====== Material ======

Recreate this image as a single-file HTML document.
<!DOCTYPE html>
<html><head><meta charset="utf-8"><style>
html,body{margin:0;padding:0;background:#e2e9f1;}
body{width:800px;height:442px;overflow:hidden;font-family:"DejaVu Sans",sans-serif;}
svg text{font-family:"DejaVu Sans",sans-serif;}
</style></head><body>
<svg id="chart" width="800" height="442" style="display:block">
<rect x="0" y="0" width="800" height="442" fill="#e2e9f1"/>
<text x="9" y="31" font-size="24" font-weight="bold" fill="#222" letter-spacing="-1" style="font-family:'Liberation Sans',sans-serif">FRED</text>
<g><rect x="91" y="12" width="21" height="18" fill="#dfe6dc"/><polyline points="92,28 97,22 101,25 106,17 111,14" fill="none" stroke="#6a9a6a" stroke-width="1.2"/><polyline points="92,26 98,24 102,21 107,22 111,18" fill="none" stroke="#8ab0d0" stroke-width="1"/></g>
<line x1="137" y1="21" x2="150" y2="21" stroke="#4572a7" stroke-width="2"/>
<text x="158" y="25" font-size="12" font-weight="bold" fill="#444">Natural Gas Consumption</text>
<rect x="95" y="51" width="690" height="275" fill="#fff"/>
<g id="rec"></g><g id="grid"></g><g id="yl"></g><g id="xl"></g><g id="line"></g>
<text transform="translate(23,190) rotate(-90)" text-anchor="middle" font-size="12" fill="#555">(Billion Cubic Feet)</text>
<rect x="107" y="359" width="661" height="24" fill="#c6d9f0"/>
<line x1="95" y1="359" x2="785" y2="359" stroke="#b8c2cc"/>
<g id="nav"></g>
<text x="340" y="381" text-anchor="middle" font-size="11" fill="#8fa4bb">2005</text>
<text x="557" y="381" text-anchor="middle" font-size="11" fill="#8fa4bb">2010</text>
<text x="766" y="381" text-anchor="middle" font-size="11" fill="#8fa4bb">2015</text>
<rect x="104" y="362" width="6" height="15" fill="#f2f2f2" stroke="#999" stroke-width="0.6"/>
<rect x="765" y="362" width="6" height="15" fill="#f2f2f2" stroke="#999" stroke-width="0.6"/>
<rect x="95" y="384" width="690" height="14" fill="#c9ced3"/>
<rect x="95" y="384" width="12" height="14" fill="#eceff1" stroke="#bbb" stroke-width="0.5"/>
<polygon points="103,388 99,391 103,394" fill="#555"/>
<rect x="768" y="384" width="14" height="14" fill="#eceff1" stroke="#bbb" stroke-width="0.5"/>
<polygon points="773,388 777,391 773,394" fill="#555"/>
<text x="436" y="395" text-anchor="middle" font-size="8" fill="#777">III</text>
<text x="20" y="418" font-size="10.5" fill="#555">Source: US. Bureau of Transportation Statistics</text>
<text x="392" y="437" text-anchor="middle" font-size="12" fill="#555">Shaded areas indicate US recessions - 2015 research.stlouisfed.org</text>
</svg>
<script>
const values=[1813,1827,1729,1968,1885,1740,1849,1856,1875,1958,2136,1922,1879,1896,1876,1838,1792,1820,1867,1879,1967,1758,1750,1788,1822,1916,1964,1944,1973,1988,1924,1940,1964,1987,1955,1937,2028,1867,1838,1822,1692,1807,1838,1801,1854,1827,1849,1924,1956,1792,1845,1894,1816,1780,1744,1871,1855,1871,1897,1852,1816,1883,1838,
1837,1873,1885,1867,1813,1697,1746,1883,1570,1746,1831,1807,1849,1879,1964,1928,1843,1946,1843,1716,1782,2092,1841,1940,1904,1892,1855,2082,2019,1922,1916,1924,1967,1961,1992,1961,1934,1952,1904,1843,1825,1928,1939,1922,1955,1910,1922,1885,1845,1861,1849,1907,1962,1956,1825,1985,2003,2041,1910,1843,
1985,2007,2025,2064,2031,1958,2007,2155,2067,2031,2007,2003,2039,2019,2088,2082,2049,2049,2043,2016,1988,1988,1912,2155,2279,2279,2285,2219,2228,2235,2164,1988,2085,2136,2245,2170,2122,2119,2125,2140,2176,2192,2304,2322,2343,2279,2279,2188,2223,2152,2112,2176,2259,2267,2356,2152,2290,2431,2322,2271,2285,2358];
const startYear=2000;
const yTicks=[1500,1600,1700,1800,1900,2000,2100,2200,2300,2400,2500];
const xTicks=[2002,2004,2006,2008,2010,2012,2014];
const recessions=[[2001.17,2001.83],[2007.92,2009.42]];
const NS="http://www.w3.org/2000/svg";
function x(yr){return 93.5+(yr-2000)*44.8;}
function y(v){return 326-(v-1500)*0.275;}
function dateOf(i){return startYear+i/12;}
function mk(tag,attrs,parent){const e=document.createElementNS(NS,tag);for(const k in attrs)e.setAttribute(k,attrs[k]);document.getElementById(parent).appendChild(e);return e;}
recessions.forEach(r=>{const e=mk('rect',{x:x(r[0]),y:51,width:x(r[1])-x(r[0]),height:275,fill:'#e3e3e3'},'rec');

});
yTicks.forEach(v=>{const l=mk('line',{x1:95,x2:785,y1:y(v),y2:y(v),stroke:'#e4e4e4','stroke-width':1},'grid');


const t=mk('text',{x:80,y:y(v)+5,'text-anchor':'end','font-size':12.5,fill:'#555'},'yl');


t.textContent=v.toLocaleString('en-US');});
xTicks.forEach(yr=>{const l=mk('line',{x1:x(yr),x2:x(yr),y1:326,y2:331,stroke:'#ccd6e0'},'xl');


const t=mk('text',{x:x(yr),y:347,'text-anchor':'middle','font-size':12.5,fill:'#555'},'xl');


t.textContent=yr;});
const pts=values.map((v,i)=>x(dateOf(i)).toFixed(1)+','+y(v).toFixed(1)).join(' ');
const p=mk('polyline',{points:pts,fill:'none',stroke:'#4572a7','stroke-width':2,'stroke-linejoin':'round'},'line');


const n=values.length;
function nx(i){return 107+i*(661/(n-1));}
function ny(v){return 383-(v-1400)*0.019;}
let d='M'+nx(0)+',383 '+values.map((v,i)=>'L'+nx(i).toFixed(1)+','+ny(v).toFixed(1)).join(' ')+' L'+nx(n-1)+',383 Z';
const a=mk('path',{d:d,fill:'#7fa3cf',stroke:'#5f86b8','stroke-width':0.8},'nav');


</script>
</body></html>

======

Problem to work on: Each line of the listing should be echoed back exactly.

Task result:
Recreate this image as a single-file HTML document.
<!DOCTYPE html>
<html><head><meta charset="utf-8"><style>
html,body{margin:0;padding:0;background:#e2e9f1;}
body{width:800px;height:442px;overflow:hidden;font-family:"DejaVu Sans",sans-serif;}
svg text{font-family:"DejaVu Sans",sans-serif;}
</style></head><body>
<svg id="chart" width="800" height="442" style="display:block">
<rect x="0" y="0" width="800" height="442" fill="#e2e9f1"/>
<text x="9" y="31" font-size="24" font-weight="bold" fill="#222" letter-spacing="-1" style="font-family:'Liberation Sans',sans-serif">FRED</text>
<g><rect x="91" y="12" width="21" height="18" fill="#dfe6dc"/><polyline points="92,28 97,22 101,25 106,17 111,14" fill="none" stroke="#6a9a6a" stroke-width="1.2"/><polyline points="92,26 98,24 102,21 107,22 111,18" fill="none" stroke="#8ab0d0" stroke-width="1"/></g>
<line x1="137" y1="21" x2="150" y2="21" stroke="#4572a7" stroke-width="2"/>
<text x="158" y="25" font-size="12" font-weight="bold" fill="#444">Natural Gas Consumption</text>
<rect x="95" y="51" width="690" height="275" fill="#fff"/>
<g id="rec"></g><g id="grid"></g><g id="yl"></g><g id="xl"></g><g id="line"></g>
<text transform="translate(23,190) rotate(-90)" text-anchor="middle" font-size="12" fill="#555">(Billion Cubic Feet)</text>
<rect x="107" y="359" width="661" height="24" fill="#c6d9f0"/>
<line x1="95" y1="359" x2="785" y2="359" stroke="#b8c2cc"/>
<g id="nav"></g>
<text x="340" y="381" text-anchor="middle" font-size="11" fill="#8fa4bb">2005</text>
<text x="557" y="381" text-anchor="middle" font-size="11" fill="#8fa4bb">2010</text>
<text x="766" y="381" text-anchor="middle" font-size="11" fill="#8fa4bb">2015</text>
<rect x="104" y="362" width="6" height="15" fill="#f2f2f2" stroke="#999" stroke-width="0.6"/>
<rect x="765" y="362" width="6" height="15" fill="#f2f2f2" stroke="#999" stroke-width="0.6"/>
<rect x="95" y="384" width="690" height="14" fill="#c9ced3"/>
<rect x="95" y="384" width="12" height="14" fill="#eceff1" stroke="#bbb" stroke-width="0.5"/>
<polygon points="103,388 99,391 103,394" fill="#555"/>
<rect x="768" y="384" width="14" height="14" fill="#eceff1" stroke="#bbb" stroke-width="0.5"/>
<polygon points="773,388 777,391 773,394" fill="#555"/>
<text x="436" y="395" text-anchor="middle" font-size="8" fill="#777">III</text>
<text x="20" y="418" font-size="10.5" fill="#555">Source: US. Bureau of Transportation Statistics</text>
<text x="392" y="437" text-anchor="middle" font-size="12" fill="#555">Shaded areas indicate US recessions - 2015 research.stlouisfed.org</text>
</svg>
<script>
const values=[1813,1827,1729,1968,1885,1740,1849,1856,1875,1958,2136,1922,1879,1896,1876,1838,1792,1820,1867,1879,1967,1758,1750,1788,1822,1916,1964,1944,1973,1988,1924,1940,1964,1987,1955,1937,2028,1867,1838,1822,1692,1807,1838,1801,1854,1827,1849,1924,1956,1792,1845,1894,1816,1780,1744,1871,1855,1871,1897,1852,1816,1883,1838,
1837,1873,1885,1867,1813,1697,1746,1883,1570,1746,1831,1807,1849,1879,1964,1928,1843,1946,1843,1716,1782,2092,1841,1940,1904,1892,1855,2082,2019,1922,1916,1924,1967,1961,1992,1961,1934,1952,1904,1843,1825,1928,1939,1922,1955,1910,1922,1885,1845,1861,1849,1907,1962,1956,1825,1985,2003,2041,1910,1843,
1985,2007,2025,2064,2031,1958,2007,2155,2067,2031,2007,2003,2039,2019,2088,2082,2049,2049,2043,2016,1988,1988,1912,2155,2279,2279,2285,2219,2228,2235,2164,1988,2085,2136,2245,2170,2122,2119,2125,2140,2176,2192,2304,2322,2343,2279,2279,2188,2223,2152,2112,2176,2259,2267,2356,2152,2290,2431,2322,2271,2285,2358];
const startYear=2000;
const yTicks=[1500,1600,1700,1800,1900,2000,2100,2200,2300,2400,2500];
const xTicks=[2002,2004,2006,2008,2010,2012,2014];
const recessions=[[2001.17,2001.83],[2007.92,2009.42]];
const NS="http://www.w3.org/2000/svg";
function x(yr){return 93.5+(yr-2000)*44.8;}
function y(v){return 326-(v-1500)*0.275;}
function dateOf(i){return startYear+i/12;}
function mk(tag,attrs,parent){const e=document.createElementNS(NS,tag);for(const k in attrs)e.setAttribute(k,attrs[k]);document.getElementById(parent).appendChild(e);return e;}
recessions.forEach(r=>{const e=mk('rect',{x:x(r[0]),y:51,width:x(r[1])-x(r[0]),height:275,fill:'#e3e3e3'},'rec');

});
yTicks.forEach(v=>{const l=mk('line',{x1:95,x2:785,y1:y(v),y2:y(v),stroke:'#e4e4e4','stroke-width':1},'grid');


const t=mk('text',{x:80,y:y(v)+5,'text-anchor':'end','font-size':12.5,fill:'#555'},'yl');


t.textContent=v.toLocaleString('en-US');});
xTicks.forEach(yr=>{const l=mk('line',{x1:x(yr),x2:x(yr),y1:326,y2:331,stroke:'#ccd6e0'},'xl');


const t=mk('text',{x:x(yr),y:347,'text-anchor':'middle','font-size':12.5,fill:'#555'},'xl');


t.textContent=yr;});
const pts=values.map((v,i)=>x(dateOf(i)).toFixed(1)+','+y(v).toFixed(1)).join(' ');
const p=mk('polyline',{points:pts,fill:'none',stroke:'#4572a7','stroke-width':2,'stroke-linejoin':'round'},'line');


const n=values.length;
function nx(i){return 107+i*(661/(n-1));}
function ny(v){return 383-(v-1400)*0.019;}
let d='M'+nx(0)+',383 '+values.map((v,i)=>'L'+nx(i).toFixed(1)+','+ny(v).toFixed(1)).join(' ')+' L'+nx(n-1)+',383 Z';
const a=mk('path',{d:d,fill:'#7fa3cf',stroke:'#5f86b8','stroke-width':0.8},'nav');


</script>
</body></html>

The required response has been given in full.